The latest writer for Blatantly Blunt, Clarissa Pabi drops a review of the new mixtape from Stay Fresh’s Macca. Download link at bottom…
If you haven’t heard of Macca you’re probably from London or not even fan of grime. This week the MC, who represents West Midlands collective Stay Fresh released his second mixtape entitled ‘Monster Mac’. And the message I think that Londoners, and fans of grime, can take from it is (to paraphrase Biggie): “well if you don’t know, well now ya know”.

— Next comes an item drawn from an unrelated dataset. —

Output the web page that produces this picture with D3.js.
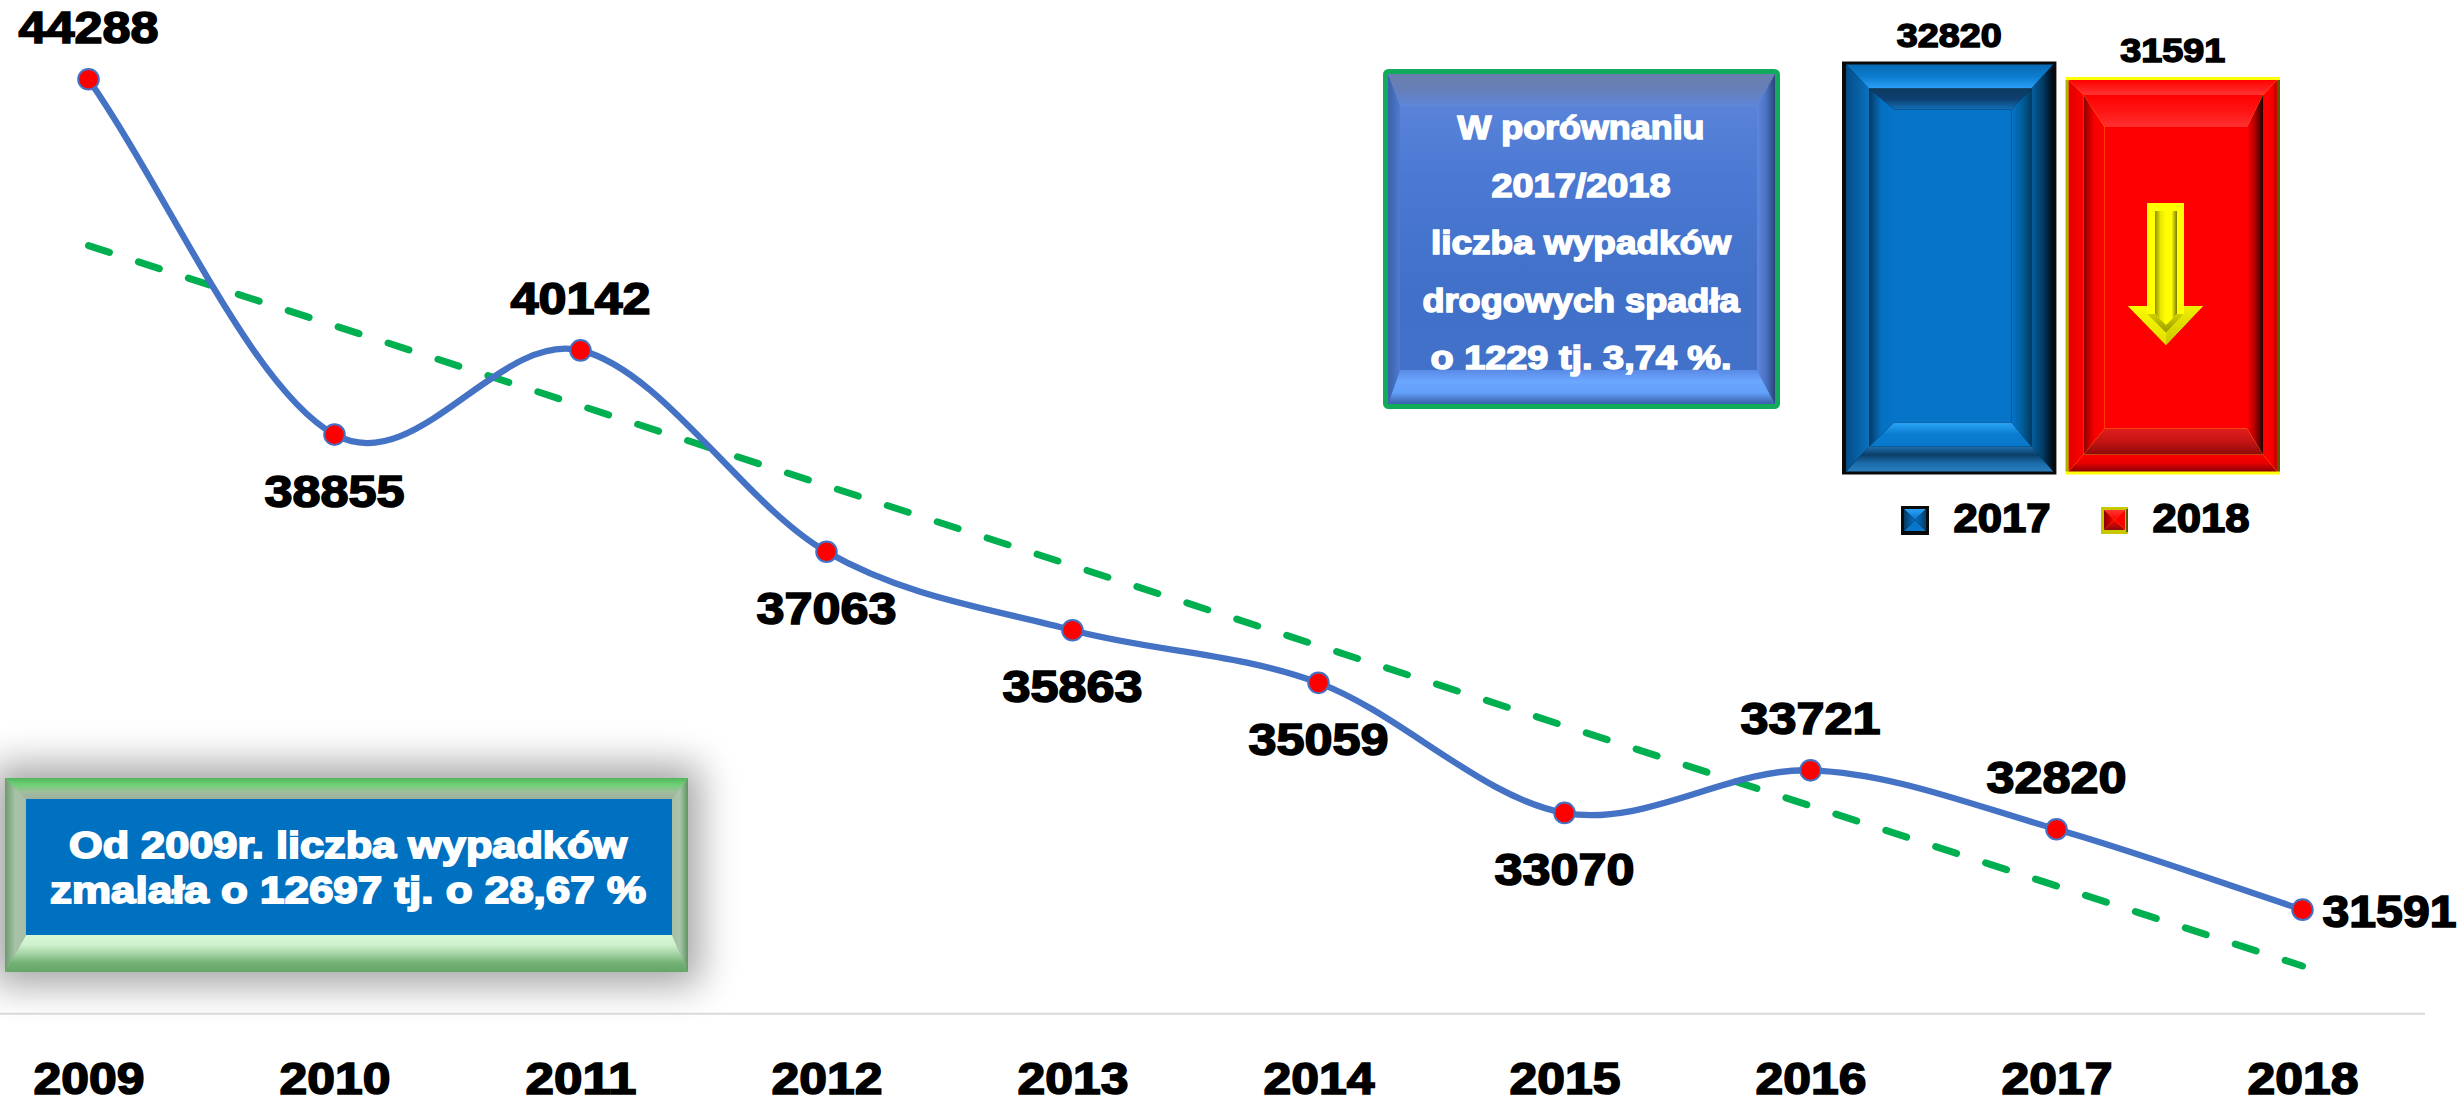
<!DOCTYPE html>
<html><head><meta charset="utf-8">
<script src="https://cdn.jsdelivr.net/npm/d3@7"></script>
<style>html,body{margin:0;padding:0;background:#fff;overflow:hidden}svg{display:block}
text{font-family:"Liberation Sans",Arial,sans-serif;font-weight:700}</style></head>
<body><svg id="c" width="2463" height="1096"></svg>
<script>
const years=[2009,2010,2011,2012,2013,2014,2015,2016,2017,2018];
const accidents=[44288,38855,40142,37063,35863,35059,33070,33721,32820,31591];
const labelSide=["above","below","above","below","below","below","below","above","above","right"];
const trendYears=[2009,2018];
const trendValues=[41745,30730];
const barNames=["2017","2018"];
const barValues=[32820,31591];
const note1=["W porównaniu","2017/2018","liczba wypadków","drogowych spadła","o 1229 tj. 3,74 %."];
const note1W=[247,179,300,317,301];
const note2=["Od 2009r. liczba wypadków","zmalała o 12697 tj. o 28,67 %"];
const note2W=[558,596];

const svg=d3.select("#c"), defs=svg.append("defs");
let gid=0;
function grad(colors,x1,y1,x2,y2){
  const id="g"+(gid++);
  const g=defs.append("linearGradient").attr("id",id).attr("x1",x1).attr("y1",y1).attr("x2",x2).attr("y2",y2);
  colors.forEach((c,i)=>g.append("stop").attr("offset",colors.length>1?i/(colors.length-1):0).attr("stop-color",c));
  return `url(#${id})`;
}
function ring(p,x0,y0,x1,y1,ins,cols){
  const [t,r,b,l]=ins;
  const poly=(pts,fill)=>p.append("polygon").attr("points",pts.map(q=>q.join(",")).join(" ")).attr("fill",fill);
  poly([[x0,y0],[x1,y0],[x1-r,y0+t],[x0+l,y0+t]],grad(cols.top,0,0,0,1));
  poly([[x1,y1],[x0,y1],[x0+l,y1-b],[x1-r,y1-b]],grad(cols.bottom,0,0,0,1));
  poly([[x0,y0],[x0+l,y0+t],[x0+l,y1-b],[x0,y1]],grad(cols.left,0,0,1,0));
  poly([[x1,y0],[x1,y1],[x1-r,y1-b],[x1-r,y0+t]],grad(cols.right,0,0,1,0));
}
function txt(p,s,x,y,size,w,fill,sw){
  const t=p.append("text").attr("x",x).attr("y",y).attr("text-anchor","middle").attr("font-size",size)
    .attr("fill",fill).attr("stroke",fill).attr("stroke-width",sw).text(s);
  if(w) t.attr("textLength",w).attr("lengthAdjust","spacingAndGlyphs");
  return t;
}
/* spreadsheet-style smoothing: inner tangents (next-prev)/6, end tangents (next-this)/3 */
function sheetSmooth(ctx){
  let pts=[];
  return {
    lineStart(){pts=[];},
    point(px,py){pts.push([+px,+py]);},
    lineEnd(){
      const n=pts.length;
      ctx.moveTo(pts[0][0],pts[0][1]);
      for(let i=0;i<n-1;i++){
        const a=pts[i],b=pts[i+1];
        const c1=i===0?[a[0]+(b[0]-a[0])/3,a[1]+(b[1]-a[1])/3]:[a[0]+(b[0]-pts[i-1][0])/6,a[1]+(b[1]-pts[i-1][1])/6];
        const c2=i===n-2?[b[0]-(b[0]-a[0])/3,b[1]-(b[1]-a[1])/3]:[b[0]-(pts[i+2][0]-a[0])/6,b[1]-(pts[i+2][1]-a[1])/6];
        ctx.bezierCurveTo(c1[0],c1[1],c2[0],c2[1],b[0],b[1]);
      }
    },
    areaStart(){},areaEnd(){}
  };
}

/* main line chart */
const x=d3.scalePoint().domain(years).range([88.5,2302.5]);
const y=d3.scaleLinear().domain([30000,45000]).range([1013.7,32.7]);

/* shadow + bottom note */
const blur=defs.append("filter").attr("id","sh").attr("x","-20%").attr("y","-60%").attr("width","140%").attr("height","220%");
blur.append("feGaussianBlur").attr("stdDeviation",19);
const nb=svg.append("g");
nb.append("rect").attr("x",-8).attr("y",765).attr("width",708).attr("height",220).attr("fill","#000").attr("opacity",.36).attr("filter","url(#sh)");
nb.append("rect").attr("x",5).attr("y",778).attr("width",683).attr("height",194).attr("fill","#9eb49c");
ring(nb,5,778,688,972,[21,16,37,21],{
  top:["#52b45c","#6fd276","#9fbd9f","#9eb09c"],
  right:["#a5bfa5","#a9c4a9","#5c965f"],
  bottom:["#d6f7d5","#cff2ce","#a6d4a7","#72b274","#65a567"],
  left:["#6a9c6d","#a8c2a8","#a5bda5"]});
nb.append("rect").attr("x",26).attr("y",799).attr("width",646).attr("height",136).attr("fill","#0070c0");
note2.forEach((s,i)=>txt(nb,s,348,858+i*45,37,note2W[i],"#fff",1.8));

/* axis */
svg.append("line").attr("x1",0).attr("x2",2425).attr("y1",y(30000)).attr("y2",y(30000)).attr("stroke","#d9d9d9").attr("stroke-width",2);
const ax=svg.append("g").attr("transform",`translate(0,${y(30000)})`).call(d3.axisBottom(x).tickSize(0).tickFormat(d3.format("d")));
ax.select(".domain").remove();
ax.selectAll("text").attr("dy",null).attr("y",80).attr("font-size",44).attr("font-family",'"Liberation Sans",Arial,sans-serif')
  .attr("fill","#000").attr("stroke","#000").attr("stroke-width",1.6).attr("textLength",111).attr("lengthAdjust","spacingAndGlyphs");

/* trend + series */
svg.append("path").datum(trendYears.map((d,i)=>[x(d),y(trendValues[i])]))
  .attr("d",d3.line()).attr("fill","none").attr("stroke","#00b050").attr("stroke-width",7)
  .attr("stroke-linecap","round").attr("stroke-dasharray","22 30.5");
svg.append("path").datum(years.map((d,i)=>[x(d),y(accidents[i])]))
  .attr("d",d3.line().curve(sheetSmooth)).attr("fill","none").attr("stroke","#4472c4").attr("stroke-width",6.3);
svg.append("g").selectAll("circle").data(years).join("circle")
  .attr("cx",d=>x(d)).attr("cy",(d,i)=>y(accidents[i])).attr("r",10.3).attr("fill","#ff0000").attr("stroke","#4472c4").attr("stroke-width",2);
years.forEach((d,i)=>{
  const side=labelSide[i], px=x(d), py=y(accidents[i]);
  const lx=side==="right"?px+87:px;
  const ly=side==="above"?py-36:side==="below"?py+72:py+17;
  txt(svg,String(accidents[i]),lx,ly,44,side==="right"?134:140,"#000",1.6);
});

/* bars */
const bx=d3.scaleBand().domain(barNames).range([1842,2280]).paddingInner(0.041);
const by=d3.scaleLinear().domain([0,32820]).range([474.5,61.5]);
const barG=svg.append("g");
const blueStyle={border:"#0a0a0a",ins1:[24,22,25,23],ins2:[21,20,24,25],pad:4,
  c1:{top:["#066ab5","#0c7ccf","#2ba0f8"],right:["#05609f","#023d68","#00070f"],bottom:["#1f6fac","#0b3f68","#1a6ba9","#2a7dbd"],left:["#024c85","#0b72c0"]},
  c2:{top:["#0c3a60","#0f4070","#1270b8"],right:["#0674c9","#03609f","#023b62"],bottom:["#2aa5f8","#0a7ccf","#0878cc"],left:["#053960","#0570c2","#0674c9"]},
  base:"#0674c9"};
const redStyle={border:"#ffff00",ins1:[15,14,17,15],ins2:[32,16,26,21],pad:3,
  c1:{top:["#ff0000","#ff3434"],right:["#ff0000","#ff0000","#c40000"],bottom:["#ff0000","#e80000","#8a0000"],left:["#e00000","#ff0000"]},
  c2:{top:["#ff0000","#ff1414","#ff3030"],right:["#ff0000","#b00000","#1e0000"],bottom:["#e21e1e","#c61414","#8b0a0a"],left:["#8a0000","#f80000","#ff0000"]},
  base:"#ff0000"};
const styles=[blueStyle,redStyle];
barNames.forEach((n,i)=>{
  const st=styles[i], X0=bx(n), X1=X0+bx.bandwidth(), Y0=by(barValues[i]), Y1=by(0);
  const g=barG.append("g");
  g.append("rect").attr("x",X0).attr("y",Y0).attr("width",X1-X0).attr("height",Y1-Y0).attr("fill",st.border);
  if(i===1){
    g.append("rect").attr("x",X0).attr("y",Y0+3).attr("width",3).attr("height",Y1-Y0-6).attr("fill","#b0b000");
    g.append("rect").attr("x",X1-3).attr("y",Y0+3).attr("width",3).attr("height",Y1-Y0-6).attr("fill","#5a5a00");
  }
  const a0=X0+st.pad,b0=Y0+3,a1=X1-3,b1=Y1-3;
  ring(g,a0,b0,a1,b1,st.ins1,st.c1);
  const a2=a0+st.ins1[3],b2=b0+st.ins1[0],a3=a1-st.ins1[1],b3=b1-st.ins1[2];
  ring(g,a2,b2,a3,b3,st.ins2,st.c2);
  g.append("rect").attr("x",a2+st.ins2[3]).attr("y",b2+st.ins2[0]).attr("width",a3-a2-st.ins2[3]-st.ins2[1]).attr("height",b3-b2-st.ins2[0]-st.ins2[2]).attr("fill",st.base);
  txt(svg,String(barValues[i]),(X0+X1)/2,Y0-15,33.5,105,"#000",1.5);
});

/* arrow */
const ag=svg.append("g");
const pg=(pts,f)=>ag.append("polygon").attr("points",pts.map(q=>q.join(",")).join(" ")).attr("fill",f);
pg([[2147,203],[2184,203],[2184,306],[2203,306],[2166,345],[2128,306],[2147,306]],"#ffff00");
pg([[2155,211],[2177,211],[2177,314],[2166,325],[2155,314]],grad(["#8f8f00","#e8e800","#ffff00","#ffff00","#7a7a00"],0,0,1,0));
pg([[2147,314],[2155,314],[2166,325],[2177,314],[2184,314],[2166,333]],grad(["#d0d000","#9a9a00"],0,0,0,1));
pg([[2128,306],[2147,306],[2147,314],[2166,333],[2166,345]],grad(["#fafa00","#e0e000"],0,0,0,1));
pg([[2203,306],[2184,306],[2184,314],[2166,333],[2166,345]],grad(["#f0f000","#c8c800"],0,0,0,1));

/* legend */
const legX=[1901,2101], legW=[28,27], legTop=[506,507], legH=[29,27], legText=[2002,2201];
barNames.forEach((n,i)=>{
  const st=styles[i], g=svg.append("g");
  g.append("rect").attr("x",legX[i]).attr("y",legTop[i]).attr("width",legW[i]).attr("height",legH[i]).attr("fill",i?"#c8c800":"#0a0a0a");
  if(i) g.append("rect").attr("x",legX[i]+legW[i]-2).attr("y",legTop[i]+2).attr("width",2).attr("height",legH[i]-4).attr("fill","#5a5a00");
  const q=[legX[i]+3,legTop[i]+3,legX[i]+legW[i]-3,legTop[i]+legH[i]-4];
  const cx=(q[0]+q[2])/2, cy=(q[1]+q[3])/2;
  const ins=[cy-q[1],cx-q[0],q[3]-cy,cx-q[0]];
  ring(g,q[0],q[1],q[2],q[3],ins,{top:[st.c1.top[2]||st.c1.top[1],st.base],right:[st.base,st.c1.right[1]],bottom:[st.base,st.c2.bottom[2]],left:[st.c2.left[0],st.base]});
  txt(svg,n,legText[i],532,41,97,"#000",1.7);
});

/* top note */
const ng=svg.append("g");
ng.append("rect").attr("x",1385.5).attr("y",71.5).attr("width",392).attr("height",335).attr("rx",3).attr("fill","#4f7cd4").attr("stroke","#12ab5b").attr("stroke-width",5);
ng.append("rect").attr("x",1388).attr("y",74).attr("width",387).attr("height",330).attr("fill",grad(["#6087dc","#4a78d2","#4070c8","#4272c8"],0,0,0,1));
ring(ng,1388,74,1775,404,[32,18,34,12],{
  top:["#6a7fae","#667fb8","#5f86d8"],
  right:["#5f88dc","#4a72c4","#2a4478"],
  bottom:["#5a8ae6","#6ba6ff","#62a0fa","#3a5fa8"],
  left:["#3a62a8","#4f7ad0"]});
note1.forEach((s,i)=>txt(ng,s,1581,139+i*57.6,33,note1W[i],"#fff",1.5));
</script></body></html>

‘Monster Mac’, however, is not enmeshed in the same kind of South-East coast/West Midlands coast beef – a track like ‘This is the midlands’ makes that clear. Macca, Pressure, and C4 are not saying we are better than ‘you’ but rather ‘there ain’t no competition’. What is great about the mixtape, and that track, is that not only is it an introduction to Macca, and his forthcoming album ‘25’; but it also manages to be an introduction to the sound coming out of the West Midlands, as well as a re-introduction to a sound that emerged out of London.
On a track like ‘Now you know’ Macca manages to give us a quick history of grime, and in that sense he pays homage to it – the base is dutty (and I think I heard a little So Solid in the flow?). Moreover on a track like ‘When We Come Through’ Macca’s flow becomes reminiscent of JME on a track like ‘96 bars of revenge’. This isn’t to say that Macca’s flow is not unique, it indubitably is, but it is to say that as an artist he is aware of what is unique and distinctive about voices in grime. Macca and his Stay Fresh click recognise the importance of London but they represent a very distinct sound.
‘Lightwork’ is the best track, for me, in terms of it demonstrating Macca’s flow (closely flowed by ‘No hook’). Macca switches it up constantly and seamlessly. Like ‘Lightwork’ the sound of grime dominates the sound of the mixtape in tracks like the classic ‘Mike Lowery’ but there are some hip-hop tracks which have been originally produced.
Standard mixtapeness come about on tracks like ‘Runnaway Love’, ‘Here I am’ and ‘Moment 4 life’ which are sampled from Ludacris and Nicki Minaj respectively. Lyrically Macca’s ‘Runaway Love’ is more graphic than Ludacris’s original and in it he shows a natural flair for story-telling. Macca, J1 and Pressure do justice to Tyga’s ‘Light Dream’ transforming into ‘Where would I be’ – the vibe is light, deep and chilled.
‘So di ting set’ features Sean Blaze and has a bashment vibe and – it’ll go down great ‘inna di rave’. Continually mixing it up with genres Macca also gives us a slow jam. ‘What you need’ is full of all that mack daddy pre-noughies naughtiness – foreplay and word play are blended effortlessly – it’s one for the ladies and shows lyrical brilliance.
Macca – So Di Ting Set ft Sean Blaze (Prod by Z. Dot)
‘Monster Mac – The Mix CD’ does what a great mixtape should do. It traces influences from the UK and US. It pays homage to different musical scenes and even to the females in these scenes (Leshurr gets a shout out). It’s collaborative and eclectic. Macca forges flow and voice and is backed by great production throughout – and yeah and there are loads of tracks.